One of the things Mom did up until she couldn’t anymore, was make the gravy, which I was not confident I could adequately produce. As the years passed, I began to pay more attention to the gravy technique, since I could forsee the day she would not be around to learn from. Of course the day came, several years ago, that she was “not here,” but fortunately I had absorbed the steps. Add water to the drippings (and we had wonderful drippings yesterday!), heat and stir until dissolved, shake water and flour in a jar, pour this concoction into the boiling water, a little at a time, until just thickened but not TOO thick. I must say that the pure gravy this year was spectacular, but there would never have been enough for the 21 people we served. Add enough Heinz ROASTED TURKEY (not plain turkey) gravy to accommodate your crowd. Thank you, Mom, for teaching me. I’ll try to pass on the skill, which she learned from her mother, who learned it from her mother on the farm in southern Illinois, the difference being there was no Heinz gravy. How did they stretch it?
Yesterday I missed Mom when it came time to make the gravy, not because I couldn’t, but because I wanted the “real” her with us. My sister brought my parents to my house for dinner, bless her, since moving my parents is a project these days. Mom sat between me and my sister, and we held hands, and ate, while she periodically tickled me, and then my sister, and enjoyed her pie–a little of pumpkin and apple, thanks. Mom was pretty happy, but after a trip to the bathroom was ready to leave. Dad also enjoyed the dinner, the company of our first-born son, and the general happy chaos of the dinner. He can’t join in as he did in the past, since his hearing is so poor, but one-on-one, he’s often a delightful conversationalist.

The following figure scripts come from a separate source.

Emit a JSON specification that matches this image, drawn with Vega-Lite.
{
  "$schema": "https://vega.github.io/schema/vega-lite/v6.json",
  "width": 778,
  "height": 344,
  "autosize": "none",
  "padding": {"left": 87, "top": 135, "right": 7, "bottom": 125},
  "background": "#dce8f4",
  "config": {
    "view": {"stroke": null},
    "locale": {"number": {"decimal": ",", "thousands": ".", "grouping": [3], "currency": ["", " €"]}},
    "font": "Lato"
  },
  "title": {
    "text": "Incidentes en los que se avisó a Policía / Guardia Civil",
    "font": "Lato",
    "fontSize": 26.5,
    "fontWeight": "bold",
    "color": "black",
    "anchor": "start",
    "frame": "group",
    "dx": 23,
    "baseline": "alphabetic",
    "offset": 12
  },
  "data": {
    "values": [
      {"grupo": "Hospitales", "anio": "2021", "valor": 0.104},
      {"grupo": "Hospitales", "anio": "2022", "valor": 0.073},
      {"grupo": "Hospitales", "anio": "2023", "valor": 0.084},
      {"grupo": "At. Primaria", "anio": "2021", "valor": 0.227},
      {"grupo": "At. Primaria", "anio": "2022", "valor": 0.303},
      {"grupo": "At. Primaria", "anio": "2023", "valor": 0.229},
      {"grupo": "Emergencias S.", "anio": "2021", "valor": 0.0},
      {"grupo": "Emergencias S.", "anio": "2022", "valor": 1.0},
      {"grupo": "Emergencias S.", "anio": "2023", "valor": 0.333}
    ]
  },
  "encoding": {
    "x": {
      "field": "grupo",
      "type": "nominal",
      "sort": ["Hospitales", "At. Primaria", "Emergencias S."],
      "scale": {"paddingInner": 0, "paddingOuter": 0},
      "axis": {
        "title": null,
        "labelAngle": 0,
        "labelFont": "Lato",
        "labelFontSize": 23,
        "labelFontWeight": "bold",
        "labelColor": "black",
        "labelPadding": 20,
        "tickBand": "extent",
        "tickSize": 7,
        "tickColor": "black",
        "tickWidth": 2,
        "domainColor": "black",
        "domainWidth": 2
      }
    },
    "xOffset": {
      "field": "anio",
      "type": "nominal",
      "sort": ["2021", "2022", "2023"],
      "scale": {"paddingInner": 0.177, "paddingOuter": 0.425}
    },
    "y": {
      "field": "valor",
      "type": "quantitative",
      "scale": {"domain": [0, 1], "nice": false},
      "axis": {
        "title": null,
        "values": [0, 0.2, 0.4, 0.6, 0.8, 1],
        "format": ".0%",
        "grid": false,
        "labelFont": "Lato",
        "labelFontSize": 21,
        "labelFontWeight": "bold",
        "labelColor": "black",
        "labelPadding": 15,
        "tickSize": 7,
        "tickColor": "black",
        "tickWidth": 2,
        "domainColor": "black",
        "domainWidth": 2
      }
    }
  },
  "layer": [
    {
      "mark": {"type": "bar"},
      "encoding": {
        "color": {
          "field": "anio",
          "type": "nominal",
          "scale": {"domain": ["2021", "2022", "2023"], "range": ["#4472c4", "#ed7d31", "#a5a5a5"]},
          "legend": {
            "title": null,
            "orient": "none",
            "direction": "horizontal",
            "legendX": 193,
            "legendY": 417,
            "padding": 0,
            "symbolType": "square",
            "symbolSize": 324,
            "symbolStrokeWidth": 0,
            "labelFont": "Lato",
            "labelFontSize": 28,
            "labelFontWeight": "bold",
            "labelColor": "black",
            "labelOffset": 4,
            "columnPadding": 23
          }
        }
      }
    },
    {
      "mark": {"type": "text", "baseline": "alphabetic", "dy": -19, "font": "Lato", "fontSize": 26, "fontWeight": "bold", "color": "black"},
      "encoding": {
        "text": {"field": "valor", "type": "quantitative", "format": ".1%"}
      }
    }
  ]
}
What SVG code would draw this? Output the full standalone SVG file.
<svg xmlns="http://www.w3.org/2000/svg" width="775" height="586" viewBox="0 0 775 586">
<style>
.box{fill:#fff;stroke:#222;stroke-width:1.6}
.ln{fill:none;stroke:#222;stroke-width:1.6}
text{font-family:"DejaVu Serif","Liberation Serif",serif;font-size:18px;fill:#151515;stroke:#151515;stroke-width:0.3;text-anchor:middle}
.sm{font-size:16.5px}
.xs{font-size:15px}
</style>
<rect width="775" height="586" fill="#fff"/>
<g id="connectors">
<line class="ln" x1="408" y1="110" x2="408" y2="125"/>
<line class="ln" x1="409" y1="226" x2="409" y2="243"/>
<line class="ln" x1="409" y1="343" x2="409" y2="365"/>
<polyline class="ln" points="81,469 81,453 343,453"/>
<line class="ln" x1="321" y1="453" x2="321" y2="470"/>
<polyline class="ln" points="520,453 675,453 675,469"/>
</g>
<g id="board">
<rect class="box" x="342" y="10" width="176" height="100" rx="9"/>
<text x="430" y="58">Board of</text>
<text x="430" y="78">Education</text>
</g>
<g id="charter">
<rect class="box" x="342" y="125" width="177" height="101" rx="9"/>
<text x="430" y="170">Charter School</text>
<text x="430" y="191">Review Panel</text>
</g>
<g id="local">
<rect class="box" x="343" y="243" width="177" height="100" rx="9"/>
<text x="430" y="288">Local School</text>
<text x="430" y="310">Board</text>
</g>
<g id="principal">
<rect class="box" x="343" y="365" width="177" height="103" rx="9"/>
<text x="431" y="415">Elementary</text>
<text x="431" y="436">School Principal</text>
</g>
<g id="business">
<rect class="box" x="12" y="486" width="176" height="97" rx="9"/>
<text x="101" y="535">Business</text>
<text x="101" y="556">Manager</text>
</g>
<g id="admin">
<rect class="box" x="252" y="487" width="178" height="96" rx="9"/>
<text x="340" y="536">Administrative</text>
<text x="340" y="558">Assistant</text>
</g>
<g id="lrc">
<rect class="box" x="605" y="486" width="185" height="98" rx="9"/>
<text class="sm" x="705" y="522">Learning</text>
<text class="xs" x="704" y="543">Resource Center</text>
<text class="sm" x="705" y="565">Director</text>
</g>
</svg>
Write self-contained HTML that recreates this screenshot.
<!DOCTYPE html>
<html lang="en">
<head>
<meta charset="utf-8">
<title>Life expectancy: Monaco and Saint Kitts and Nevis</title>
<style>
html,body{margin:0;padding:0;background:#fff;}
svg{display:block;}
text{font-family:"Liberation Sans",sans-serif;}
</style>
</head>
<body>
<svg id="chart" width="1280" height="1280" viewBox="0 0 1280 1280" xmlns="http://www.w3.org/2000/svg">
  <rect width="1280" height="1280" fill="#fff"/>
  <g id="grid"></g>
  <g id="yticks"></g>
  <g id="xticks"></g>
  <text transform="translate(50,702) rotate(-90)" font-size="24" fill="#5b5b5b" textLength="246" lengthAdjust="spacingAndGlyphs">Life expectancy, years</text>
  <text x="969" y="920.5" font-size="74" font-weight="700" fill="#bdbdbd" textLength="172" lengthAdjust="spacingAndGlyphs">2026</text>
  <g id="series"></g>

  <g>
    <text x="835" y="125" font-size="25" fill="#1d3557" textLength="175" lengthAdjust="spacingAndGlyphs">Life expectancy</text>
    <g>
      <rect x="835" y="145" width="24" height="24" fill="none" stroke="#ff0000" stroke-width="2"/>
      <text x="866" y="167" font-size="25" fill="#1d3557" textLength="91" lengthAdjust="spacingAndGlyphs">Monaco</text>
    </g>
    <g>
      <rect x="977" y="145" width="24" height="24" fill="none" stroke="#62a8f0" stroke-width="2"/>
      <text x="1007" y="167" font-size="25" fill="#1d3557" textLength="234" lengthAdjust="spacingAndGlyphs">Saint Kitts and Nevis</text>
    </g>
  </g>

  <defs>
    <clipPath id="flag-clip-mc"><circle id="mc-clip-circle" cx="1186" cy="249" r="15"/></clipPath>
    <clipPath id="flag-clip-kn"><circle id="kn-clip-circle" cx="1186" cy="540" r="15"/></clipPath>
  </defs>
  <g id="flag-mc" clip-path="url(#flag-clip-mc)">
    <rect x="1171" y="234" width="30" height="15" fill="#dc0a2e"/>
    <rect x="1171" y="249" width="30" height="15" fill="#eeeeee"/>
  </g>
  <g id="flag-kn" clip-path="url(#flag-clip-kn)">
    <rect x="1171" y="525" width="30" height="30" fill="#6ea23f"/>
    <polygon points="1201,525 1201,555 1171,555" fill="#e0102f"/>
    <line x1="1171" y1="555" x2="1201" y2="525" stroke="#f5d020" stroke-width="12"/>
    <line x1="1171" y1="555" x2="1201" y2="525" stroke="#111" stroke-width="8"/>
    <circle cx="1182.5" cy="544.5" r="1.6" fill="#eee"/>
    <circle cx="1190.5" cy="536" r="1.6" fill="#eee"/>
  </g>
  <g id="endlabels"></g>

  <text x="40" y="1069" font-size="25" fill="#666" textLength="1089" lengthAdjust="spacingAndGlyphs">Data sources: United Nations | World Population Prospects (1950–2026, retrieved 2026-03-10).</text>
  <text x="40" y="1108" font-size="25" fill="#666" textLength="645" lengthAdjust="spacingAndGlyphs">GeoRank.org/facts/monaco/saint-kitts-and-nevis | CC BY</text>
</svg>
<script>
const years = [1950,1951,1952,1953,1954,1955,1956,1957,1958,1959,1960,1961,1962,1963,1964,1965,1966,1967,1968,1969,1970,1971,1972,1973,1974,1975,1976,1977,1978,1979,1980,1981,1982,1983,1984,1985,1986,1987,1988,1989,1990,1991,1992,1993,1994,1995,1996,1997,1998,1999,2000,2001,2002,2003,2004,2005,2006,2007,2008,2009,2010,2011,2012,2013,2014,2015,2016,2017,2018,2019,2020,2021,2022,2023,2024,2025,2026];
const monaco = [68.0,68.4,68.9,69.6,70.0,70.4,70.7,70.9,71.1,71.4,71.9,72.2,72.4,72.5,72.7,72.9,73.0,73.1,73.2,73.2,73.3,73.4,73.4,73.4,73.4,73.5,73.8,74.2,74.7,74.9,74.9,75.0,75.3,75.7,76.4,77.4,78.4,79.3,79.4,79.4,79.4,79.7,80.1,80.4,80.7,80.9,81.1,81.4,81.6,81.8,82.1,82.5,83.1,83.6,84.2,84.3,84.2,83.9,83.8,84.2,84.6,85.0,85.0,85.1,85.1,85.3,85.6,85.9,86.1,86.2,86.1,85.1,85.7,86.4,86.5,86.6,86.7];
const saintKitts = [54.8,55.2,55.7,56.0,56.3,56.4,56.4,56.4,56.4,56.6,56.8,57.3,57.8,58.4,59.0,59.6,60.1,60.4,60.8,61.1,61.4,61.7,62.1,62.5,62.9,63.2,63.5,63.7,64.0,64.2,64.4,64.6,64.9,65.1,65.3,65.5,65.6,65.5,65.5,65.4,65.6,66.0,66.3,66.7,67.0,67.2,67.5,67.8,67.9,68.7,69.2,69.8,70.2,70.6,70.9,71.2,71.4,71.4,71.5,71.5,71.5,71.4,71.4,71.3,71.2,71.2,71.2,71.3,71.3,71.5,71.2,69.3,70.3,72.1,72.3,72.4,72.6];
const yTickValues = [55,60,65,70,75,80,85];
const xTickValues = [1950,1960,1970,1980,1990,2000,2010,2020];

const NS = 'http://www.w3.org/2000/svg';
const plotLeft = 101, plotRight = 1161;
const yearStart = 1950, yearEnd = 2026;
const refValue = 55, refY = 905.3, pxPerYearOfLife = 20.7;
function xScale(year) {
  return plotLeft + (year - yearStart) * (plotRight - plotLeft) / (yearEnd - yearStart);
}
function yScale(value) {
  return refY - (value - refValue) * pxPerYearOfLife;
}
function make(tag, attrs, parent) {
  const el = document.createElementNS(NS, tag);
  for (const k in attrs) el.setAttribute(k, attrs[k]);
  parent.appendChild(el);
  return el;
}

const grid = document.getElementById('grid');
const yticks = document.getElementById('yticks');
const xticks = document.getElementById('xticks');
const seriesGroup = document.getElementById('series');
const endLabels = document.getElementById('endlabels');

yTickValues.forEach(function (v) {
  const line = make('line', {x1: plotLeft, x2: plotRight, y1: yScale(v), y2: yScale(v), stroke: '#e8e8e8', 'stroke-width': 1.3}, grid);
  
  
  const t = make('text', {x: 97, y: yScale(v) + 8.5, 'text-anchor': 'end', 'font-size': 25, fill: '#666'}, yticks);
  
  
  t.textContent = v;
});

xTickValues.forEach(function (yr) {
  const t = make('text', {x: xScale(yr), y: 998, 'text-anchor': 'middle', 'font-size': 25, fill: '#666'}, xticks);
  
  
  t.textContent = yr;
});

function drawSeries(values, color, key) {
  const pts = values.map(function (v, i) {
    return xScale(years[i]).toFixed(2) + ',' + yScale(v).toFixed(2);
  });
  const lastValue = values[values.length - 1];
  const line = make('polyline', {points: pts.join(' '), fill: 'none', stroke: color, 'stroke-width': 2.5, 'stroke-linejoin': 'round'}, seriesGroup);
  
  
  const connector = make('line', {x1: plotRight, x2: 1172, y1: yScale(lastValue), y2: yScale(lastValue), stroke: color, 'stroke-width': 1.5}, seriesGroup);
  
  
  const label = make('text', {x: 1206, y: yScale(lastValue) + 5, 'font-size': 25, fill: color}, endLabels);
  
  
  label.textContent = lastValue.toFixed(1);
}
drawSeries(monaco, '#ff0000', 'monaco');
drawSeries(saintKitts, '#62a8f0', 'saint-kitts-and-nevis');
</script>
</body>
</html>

The only two anecdotes from my childhood pertaining to Thanksgiving are 1) the year my mother carved the turkey before bringing it to the table, and I commented, “Well, that’s a LOW turkey,” and 2) the year my mother created a centerpiece of fruits–a stab at a cornucopia–and I helped myself to a banana, not understanding that it was a decoration. Years later, instead of providing little-kid humor, I’m nearly at the top of the generational heap; depending on my parents’ health, I could stand in my mother’s place next year. Trite as it is, the profound truth is that time moves us all, willing or no, through the years. May we live them as best we can, with moments of joy, and strength for the sorrows, and yes: God bless us, everyone.